*WRITTEN PROBLEM:* Below are entries; repeat exactly, and nothing else, the lines from the one holding "Output the Python" through the one holding "from matplotlib.ticker import", inclusive. Leave the pictures out.

*EXERCISE INPUTS:*
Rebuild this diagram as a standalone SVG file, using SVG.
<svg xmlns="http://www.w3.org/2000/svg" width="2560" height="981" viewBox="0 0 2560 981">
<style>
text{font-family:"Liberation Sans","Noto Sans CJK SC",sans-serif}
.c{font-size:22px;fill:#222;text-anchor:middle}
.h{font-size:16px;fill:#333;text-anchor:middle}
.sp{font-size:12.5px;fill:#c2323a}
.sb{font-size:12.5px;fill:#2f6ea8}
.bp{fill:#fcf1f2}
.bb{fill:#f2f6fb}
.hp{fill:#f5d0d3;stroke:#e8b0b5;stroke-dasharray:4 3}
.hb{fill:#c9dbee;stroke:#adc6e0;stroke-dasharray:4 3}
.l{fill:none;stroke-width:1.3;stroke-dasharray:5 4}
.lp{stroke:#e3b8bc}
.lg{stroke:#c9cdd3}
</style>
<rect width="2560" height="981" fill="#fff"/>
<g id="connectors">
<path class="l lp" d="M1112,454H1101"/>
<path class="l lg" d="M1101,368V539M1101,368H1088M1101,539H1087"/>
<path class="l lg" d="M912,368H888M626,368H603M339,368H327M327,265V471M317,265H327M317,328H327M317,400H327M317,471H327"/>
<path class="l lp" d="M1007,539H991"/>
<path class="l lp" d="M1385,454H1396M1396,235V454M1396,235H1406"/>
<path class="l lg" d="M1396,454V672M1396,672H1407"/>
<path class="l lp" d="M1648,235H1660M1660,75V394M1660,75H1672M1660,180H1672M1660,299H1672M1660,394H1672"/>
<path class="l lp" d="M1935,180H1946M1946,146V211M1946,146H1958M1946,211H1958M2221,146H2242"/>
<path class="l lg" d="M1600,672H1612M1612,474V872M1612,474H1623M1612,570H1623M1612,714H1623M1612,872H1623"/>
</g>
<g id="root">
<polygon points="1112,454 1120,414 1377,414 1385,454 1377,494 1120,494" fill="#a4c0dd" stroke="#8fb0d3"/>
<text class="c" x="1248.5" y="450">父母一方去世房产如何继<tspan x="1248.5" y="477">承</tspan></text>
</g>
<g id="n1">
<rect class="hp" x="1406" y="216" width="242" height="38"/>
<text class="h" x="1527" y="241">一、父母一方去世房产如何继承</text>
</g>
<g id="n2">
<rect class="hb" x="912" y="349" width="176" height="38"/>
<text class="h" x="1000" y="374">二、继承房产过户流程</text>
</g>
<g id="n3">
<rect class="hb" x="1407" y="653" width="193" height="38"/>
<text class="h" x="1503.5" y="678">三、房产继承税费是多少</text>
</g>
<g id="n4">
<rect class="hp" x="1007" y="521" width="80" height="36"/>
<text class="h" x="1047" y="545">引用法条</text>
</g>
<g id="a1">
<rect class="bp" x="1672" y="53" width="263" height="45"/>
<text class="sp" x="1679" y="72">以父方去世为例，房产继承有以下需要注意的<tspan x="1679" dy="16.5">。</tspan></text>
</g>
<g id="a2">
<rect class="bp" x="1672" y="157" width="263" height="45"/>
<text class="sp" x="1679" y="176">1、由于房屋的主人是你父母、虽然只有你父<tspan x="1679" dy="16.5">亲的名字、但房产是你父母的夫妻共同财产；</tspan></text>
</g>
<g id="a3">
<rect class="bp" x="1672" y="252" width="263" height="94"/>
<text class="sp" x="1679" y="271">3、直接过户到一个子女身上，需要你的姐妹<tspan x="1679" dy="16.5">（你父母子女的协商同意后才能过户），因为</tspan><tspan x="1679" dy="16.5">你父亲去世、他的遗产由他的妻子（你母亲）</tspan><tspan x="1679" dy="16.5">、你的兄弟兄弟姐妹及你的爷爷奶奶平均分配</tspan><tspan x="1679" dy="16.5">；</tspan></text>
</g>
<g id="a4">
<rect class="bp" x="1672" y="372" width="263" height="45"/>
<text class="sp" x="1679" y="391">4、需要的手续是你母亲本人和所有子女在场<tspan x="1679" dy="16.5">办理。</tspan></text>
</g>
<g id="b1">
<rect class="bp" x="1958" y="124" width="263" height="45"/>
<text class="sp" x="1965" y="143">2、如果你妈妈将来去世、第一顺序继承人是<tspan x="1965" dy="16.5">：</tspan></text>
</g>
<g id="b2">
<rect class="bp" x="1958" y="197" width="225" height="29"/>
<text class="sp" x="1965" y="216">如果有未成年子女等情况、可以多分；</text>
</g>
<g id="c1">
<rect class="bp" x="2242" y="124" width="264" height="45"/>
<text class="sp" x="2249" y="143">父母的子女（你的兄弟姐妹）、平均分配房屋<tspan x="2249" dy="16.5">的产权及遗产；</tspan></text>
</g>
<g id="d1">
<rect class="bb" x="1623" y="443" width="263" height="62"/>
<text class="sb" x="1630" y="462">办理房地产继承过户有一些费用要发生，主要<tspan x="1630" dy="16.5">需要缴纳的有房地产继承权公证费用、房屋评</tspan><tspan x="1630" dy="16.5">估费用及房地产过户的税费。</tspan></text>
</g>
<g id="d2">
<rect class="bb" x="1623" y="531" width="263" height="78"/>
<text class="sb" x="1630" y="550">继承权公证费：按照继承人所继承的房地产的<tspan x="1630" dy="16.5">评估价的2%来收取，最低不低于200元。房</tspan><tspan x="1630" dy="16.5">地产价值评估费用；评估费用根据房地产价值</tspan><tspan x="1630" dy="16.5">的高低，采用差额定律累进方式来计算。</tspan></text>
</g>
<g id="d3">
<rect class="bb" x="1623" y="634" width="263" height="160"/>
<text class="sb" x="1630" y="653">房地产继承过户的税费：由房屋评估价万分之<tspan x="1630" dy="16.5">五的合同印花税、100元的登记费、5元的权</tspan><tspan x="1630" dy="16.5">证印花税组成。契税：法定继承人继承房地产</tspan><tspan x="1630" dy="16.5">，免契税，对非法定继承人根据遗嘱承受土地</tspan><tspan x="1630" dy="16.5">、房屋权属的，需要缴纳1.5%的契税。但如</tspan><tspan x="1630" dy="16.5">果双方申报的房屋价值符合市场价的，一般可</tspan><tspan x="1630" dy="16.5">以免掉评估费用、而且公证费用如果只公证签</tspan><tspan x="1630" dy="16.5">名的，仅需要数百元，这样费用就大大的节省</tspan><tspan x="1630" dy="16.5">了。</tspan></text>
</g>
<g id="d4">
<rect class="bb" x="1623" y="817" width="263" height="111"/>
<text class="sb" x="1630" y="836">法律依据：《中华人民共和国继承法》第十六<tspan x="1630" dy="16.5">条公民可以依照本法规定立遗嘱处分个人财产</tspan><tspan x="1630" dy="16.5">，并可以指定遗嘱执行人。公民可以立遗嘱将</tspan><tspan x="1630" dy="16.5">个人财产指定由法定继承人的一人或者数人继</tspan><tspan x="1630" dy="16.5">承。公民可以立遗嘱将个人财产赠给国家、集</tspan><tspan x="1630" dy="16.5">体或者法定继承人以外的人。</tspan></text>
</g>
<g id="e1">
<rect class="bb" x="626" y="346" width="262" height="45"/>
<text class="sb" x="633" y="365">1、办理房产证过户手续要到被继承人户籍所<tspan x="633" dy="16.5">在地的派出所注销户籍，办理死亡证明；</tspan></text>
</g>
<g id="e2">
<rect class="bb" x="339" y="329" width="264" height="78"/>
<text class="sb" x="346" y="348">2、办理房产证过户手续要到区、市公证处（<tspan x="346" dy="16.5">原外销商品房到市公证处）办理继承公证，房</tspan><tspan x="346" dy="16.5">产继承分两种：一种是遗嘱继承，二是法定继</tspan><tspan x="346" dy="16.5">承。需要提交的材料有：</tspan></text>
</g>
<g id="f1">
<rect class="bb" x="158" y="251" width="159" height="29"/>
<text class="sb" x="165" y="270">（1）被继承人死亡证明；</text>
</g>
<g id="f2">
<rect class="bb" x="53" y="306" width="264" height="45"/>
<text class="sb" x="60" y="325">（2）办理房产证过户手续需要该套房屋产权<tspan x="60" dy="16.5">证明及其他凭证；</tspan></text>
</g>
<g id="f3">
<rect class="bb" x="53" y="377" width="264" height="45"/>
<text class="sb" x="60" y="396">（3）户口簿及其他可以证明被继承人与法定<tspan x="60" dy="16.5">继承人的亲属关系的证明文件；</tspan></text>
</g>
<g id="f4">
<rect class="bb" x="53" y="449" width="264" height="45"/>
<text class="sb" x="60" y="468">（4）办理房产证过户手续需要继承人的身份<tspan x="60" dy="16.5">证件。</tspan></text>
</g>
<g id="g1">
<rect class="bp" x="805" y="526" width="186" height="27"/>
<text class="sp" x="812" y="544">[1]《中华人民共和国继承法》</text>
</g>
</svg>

==

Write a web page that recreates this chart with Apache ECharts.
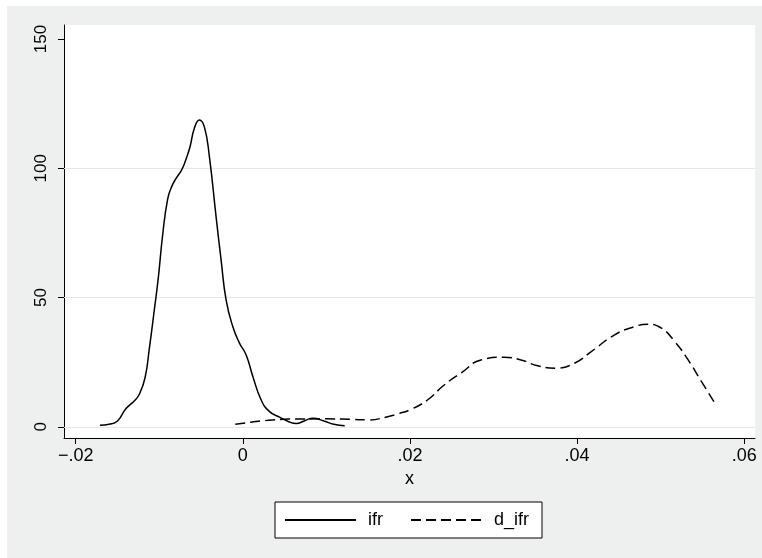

==

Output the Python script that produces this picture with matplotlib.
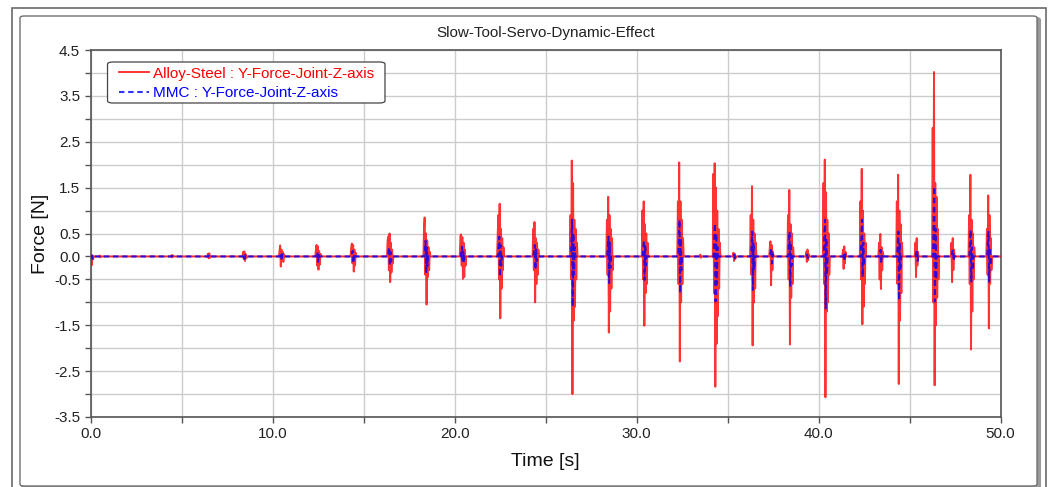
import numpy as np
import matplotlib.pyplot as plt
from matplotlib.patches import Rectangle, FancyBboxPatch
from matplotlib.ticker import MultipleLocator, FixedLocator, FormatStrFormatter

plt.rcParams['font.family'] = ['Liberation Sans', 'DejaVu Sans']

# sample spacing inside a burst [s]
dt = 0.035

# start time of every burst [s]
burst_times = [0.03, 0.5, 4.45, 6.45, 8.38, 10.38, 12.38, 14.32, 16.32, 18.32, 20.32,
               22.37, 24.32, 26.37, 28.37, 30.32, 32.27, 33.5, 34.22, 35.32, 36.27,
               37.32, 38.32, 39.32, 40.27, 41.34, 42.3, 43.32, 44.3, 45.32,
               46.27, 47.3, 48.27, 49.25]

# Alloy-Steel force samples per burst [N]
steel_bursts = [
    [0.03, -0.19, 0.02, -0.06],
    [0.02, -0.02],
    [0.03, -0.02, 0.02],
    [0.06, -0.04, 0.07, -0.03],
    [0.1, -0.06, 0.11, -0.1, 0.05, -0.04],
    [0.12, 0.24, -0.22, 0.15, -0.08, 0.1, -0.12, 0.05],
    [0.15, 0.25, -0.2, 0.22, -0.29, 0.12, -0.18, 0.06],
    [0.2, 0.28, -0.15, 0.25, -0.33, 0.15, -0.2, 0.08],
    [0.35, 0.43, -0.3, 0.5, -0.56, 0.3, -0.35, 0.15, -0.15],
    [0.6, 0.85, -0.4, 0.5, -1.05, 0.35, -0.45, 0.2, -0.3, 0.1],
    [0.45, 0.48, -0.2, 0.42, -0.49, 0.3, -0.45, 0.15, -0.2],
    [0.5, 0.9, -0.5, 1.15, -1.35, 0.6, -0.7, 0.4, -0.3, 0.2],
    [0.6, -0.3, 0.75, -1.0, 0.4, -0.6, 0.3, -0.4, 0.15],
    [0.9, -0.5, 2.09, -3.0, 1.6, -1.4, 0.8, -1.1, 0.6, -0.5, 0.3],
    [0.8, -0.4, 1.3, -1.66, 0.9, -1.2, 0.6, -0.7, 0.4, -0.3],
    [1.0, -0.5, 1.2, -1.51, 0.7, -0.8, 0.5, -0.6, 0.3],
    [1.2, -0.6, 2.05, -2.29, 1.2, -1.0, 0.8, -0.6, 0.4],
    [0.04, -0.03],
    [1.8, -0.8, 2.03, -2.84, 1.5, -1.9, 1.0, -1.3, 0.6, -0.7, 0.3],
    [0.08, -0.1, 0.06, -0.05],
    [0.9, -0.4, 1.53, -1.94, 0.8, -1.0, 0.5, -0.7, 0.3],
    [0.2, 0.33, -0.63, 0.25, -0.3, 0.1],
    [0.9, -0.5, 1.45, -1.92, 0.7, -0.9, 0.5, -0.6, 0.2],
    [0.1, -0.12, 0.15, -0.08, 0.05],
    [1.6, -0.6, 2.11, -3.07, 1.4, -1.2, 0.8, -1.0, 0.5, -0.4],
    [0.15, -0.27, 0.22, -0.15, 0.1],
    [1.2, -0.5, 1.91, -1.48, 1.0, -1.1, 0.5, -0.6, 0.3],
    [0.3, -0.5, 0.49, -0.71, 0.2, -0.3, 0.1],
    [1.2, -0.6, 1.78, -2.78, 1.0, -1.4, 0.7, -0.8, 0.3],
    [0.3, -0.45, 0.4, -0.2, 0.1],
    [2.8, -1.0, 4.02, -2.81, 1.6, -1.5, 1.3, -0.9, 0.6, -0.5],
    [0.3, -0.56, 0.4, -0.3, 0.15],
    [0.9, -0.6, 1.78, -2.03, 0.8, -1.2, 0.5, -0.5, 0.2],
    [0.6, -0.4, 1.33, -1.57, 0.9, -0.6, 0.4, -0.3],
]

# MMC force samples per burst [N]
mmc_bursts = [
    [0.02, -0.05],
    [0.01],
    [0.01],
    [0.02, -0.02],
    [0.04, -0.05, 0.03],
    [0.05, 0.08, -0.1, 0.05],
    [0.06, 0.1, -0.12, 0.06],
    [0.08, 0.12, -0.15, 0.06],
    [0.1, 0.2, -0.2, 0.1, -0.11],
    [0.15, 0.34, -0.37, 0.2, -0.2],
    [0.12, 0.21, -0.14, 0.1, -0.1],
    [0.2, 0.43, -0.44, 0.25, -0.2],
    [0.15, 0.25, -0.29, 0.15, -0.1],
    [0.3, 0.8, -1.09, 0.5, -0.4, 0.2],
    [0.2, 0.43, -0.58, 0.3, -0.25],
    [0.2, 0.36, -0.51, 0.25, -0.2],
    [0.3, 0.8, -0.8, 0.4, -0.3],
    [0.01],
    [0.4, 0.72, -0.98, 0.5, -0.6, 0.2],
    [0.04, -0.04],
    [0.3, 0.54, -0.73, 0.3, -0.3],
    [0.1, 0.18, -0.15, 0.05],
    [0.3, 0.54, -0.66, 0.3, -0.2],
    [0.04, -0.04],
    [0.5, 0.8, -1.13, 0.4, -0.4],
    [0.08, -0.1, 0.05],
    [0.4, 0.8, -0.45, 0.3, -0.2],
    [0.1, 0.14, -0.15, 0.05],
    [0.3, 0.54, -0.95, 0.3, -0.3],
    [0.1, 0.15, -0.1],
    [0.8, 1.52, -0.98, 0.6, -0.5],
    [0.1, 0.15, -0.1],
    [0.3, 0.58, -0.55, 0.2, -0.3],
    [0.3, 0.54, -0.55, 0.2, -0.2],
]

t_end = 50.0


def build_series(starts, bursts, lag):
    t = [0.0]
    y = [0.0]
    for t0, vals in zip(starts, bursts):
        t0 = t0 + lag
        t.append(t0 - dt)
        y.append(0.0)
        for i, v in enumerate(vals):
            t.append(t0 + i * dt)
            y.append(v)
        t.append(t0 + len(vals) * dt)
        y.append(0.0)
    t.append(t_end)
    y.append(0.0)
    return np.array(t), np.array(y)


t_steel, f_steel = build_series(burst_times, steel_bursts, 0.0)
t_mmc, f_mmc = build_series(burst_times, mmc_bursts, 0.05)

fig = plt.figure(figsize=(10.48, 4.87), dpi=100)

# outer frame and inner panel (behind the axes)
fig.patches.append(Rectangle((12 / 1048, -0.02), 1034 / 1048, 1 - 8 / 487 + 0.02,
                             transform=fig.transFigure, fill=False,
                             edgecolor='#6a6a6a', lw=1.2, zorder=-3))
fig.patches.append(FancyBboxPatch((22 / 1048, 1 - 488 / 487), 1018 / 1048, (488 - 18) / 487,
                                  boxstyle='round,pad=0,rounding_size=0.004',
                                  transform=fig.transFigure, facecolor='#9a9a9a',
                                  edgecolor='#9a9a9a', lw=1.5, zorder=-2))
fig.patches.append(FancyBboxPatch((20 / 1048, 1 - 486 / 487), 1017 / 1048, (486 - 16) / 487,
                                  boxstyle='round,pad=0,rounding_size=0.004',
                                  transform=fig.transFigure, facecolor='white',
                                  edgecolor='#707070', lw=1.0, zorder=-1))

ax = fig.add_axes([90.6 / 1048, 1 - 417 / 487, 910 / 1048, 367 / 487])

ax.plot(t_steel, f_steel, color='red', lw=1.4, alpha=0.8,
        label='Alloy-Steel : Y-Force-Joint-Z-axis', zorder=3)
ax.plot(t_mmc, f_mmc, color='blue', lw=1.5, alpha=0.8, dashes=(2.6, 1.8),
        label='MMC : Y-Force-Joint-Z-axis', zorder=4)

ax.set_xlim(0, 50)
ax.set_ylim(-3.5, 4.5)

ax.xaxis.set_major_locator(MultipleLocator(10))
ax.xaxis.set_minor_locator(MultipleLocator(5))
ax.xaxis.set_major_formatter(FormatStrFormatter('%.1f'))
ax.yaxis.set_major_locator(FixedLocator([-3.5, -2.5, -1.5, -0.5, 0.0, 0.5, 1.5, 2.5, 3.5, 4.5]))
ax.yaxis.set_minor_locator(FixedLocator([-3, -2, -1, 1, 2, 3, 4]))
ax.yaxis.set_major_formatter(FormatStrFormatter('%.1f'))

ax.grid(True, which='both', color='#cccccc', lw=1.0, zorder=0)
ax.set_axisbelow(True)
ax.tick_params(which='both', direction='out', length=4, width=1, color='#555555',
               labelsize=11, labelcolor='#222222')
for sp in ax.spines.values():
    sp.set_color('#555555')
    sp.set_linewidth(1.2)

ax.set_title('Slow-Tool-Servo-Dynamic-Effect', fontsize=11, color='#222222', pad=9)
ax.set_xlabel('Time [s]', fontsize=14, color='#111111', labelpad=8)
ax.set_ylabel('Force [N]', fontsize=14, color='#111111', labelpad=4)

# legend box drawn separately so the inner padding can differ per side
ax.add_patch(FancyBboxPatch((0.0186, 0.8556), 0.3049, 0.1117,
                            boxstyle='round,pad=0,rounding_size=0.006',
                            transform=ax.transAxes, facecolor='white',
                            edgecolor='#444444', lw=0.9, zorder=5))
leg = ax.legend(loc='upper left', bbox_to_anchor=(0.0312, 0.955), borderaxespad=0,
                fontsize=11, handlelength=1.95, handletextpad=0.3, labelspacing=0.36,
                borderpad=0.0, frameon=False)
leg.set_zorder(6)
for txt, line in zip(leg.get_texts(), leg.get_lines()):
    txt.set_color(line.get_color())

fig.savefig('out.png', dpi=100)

*FULL SOLUTION:*
Output the Python script that produces this picture with matplotlib.
import numpy as np
import matplotlib.pyplot as plt
from matplotlib.patches import Rectangle, FancyBboxPatch
from matplotlib.ticker import MultipleLocator, FixedLocator, FormatStrFormatter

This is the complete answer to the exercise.